If you believe your baby is the cutest thing since sliced bread, you might consider entering her in a beauty pageant. Besides being adorable, successful pageant babies should also be well-behaved, like to smile, wave “bye-bye” and tolerate sitting around waiting for extended periods. If you think your baby has what it takes to compete in the pageant circuit, learn what most pageants expect from parents.
Ensure Your Baby is Happy
Before you enter a major beauty pageant that charges big-time fees, make sure pageants suit your little one’s personality. Some local pageants are free to enter or charge a low fee, says pageant coach Rhonda Shappert on her Winning Through Pageantry website. Low-key pageants give you a chance to determine whether your baby can handle wearing fancy dresses, hanging around at the pageant and being paraded in front of crowds. Some babies enjoy or tolerate the activity, and some have meltdowns. If your baby is miserable, considerable waiting until she is older if you wish to try again.
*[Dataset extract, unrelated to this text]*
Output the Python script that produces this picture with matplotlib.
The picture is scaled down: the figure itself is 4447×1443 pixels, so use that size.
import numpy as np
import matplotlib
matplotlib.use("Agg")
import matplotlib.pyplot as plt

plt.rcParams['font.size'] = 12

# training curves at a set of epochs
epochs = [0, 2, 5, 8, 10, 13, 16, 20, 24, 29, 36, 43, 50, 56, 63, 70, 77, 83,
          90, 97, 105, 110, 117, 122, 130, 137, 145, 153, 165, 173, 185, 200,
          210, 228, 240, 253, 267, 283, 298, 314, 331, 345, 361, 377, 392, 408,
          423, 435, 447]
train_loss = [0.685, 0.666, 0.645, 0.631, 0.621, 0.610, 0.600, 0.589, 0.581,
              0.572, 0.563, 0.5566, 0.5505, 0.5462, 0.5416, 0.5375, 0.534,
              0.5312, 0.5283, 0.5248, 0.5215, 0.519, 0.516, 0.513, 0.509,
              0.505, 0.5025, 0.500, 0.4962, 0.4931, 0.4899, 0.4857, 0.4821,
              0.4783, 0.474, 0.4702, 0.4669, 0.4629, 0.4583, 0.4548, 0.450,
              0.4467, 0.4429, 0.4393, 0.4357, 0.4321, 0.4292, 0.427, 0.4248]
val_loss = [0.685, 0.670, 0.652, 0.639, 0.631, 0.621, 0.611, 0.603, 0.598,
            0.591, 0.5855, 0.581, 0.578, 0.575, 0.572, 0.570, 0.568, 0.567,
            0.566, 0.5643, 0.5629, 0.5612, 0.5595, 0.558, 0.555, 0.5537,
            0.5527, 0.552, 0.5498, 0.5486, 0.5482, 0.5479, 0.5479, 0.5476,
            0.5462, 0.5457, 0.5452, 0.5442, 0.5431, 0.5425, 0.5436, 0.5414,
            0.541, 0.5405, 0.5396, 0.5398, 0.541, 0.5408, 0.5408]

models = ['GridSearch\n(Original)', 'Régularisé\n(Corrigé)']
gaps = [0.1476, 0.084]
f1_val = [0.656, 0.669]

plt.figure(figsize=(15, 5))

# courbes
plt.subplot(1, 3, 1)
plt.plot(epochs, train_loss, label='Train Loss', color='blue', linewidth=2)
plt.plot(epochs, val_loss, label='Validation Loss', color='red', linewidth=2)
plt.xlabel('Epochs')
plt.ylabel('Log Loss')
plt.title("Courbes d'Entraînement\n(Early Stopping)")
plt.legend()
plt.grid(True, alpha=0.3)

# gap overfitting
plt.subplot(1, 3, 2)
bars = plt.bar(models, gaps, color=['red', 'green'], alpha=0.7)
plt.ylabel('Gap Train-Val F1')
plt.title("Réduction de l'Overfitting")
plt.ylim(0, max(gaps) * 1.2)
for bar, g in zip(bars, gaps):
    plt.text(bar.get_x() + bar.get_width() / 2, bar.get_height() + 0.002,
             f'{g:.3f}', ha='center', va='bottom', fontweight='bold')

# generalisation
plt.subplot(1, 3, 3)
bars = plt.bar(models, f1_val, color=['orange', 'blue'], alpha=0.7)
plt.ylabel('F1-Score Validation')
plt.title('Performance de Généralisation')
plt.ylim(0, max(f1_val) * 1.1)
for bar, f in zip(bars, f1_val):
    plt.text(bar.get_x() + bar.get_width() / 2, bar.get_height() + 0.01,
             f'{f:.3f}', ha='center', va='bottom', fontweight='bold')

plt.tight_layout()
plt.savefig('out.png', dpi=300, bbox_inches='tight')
The key to making pageants enjoyable depends on whether your child enjoys them.
Consider Your Appearance
Most pageants expect parents to escort children younger than 3 years onstage. Shappert recommends you focus not only on your baby’s appearance but to consider your appearance, too. Make yourself presentable for the stage by being neatly groomed and dressed in clothes that blend with your baby’s clothing. You don’t want the judges to focus on you, so dress modestly and conservatively. Think of yourself as the backdrop to the main attraction -- your baby.
Holding Your Baby
When you are walking your baby onstage, hold her out so she is facing the audience and the judges. You shouldn’t carry her on your hip. Hold her by placing one hand under her bottom and the other hand across her waist. Shappert recommends that you practice walking with your baby in that manner at home so she becomes used to being held that way. Practice holding her up, too, so the audience and judges can get a better look. When you are standing onstage with your baby, look down at her the entire time. That signals to the judges to look at your baby, too.
If your baby has recently learned to walk, don’t risk having her walk onstage, even if she’s holding your hand or your finger. It’s usually a better idea to carry her. Otherwise, you risk having her fall down or sit down before she has completed her walk. That often leads to a tantrum onstage. Shappert says that toddlers don’t receive extra points for walking themselves versus having their parents carry them.
Boys and Fathers
The pageant world is not just for mothers and daughters; boys also compete. Fathers sometimes like to walk their babies onstage, too. Psychologist Robi Ludwig said on Today.com that pageant fathers become more nurturing when they participate in pageants with their children. Dads tend to be more laid back than some moms and are often more playful, according to "People" magazine's senior writer Joey Bartolomeo, who followed families through a pageant weekend and reported the findings on Today.com.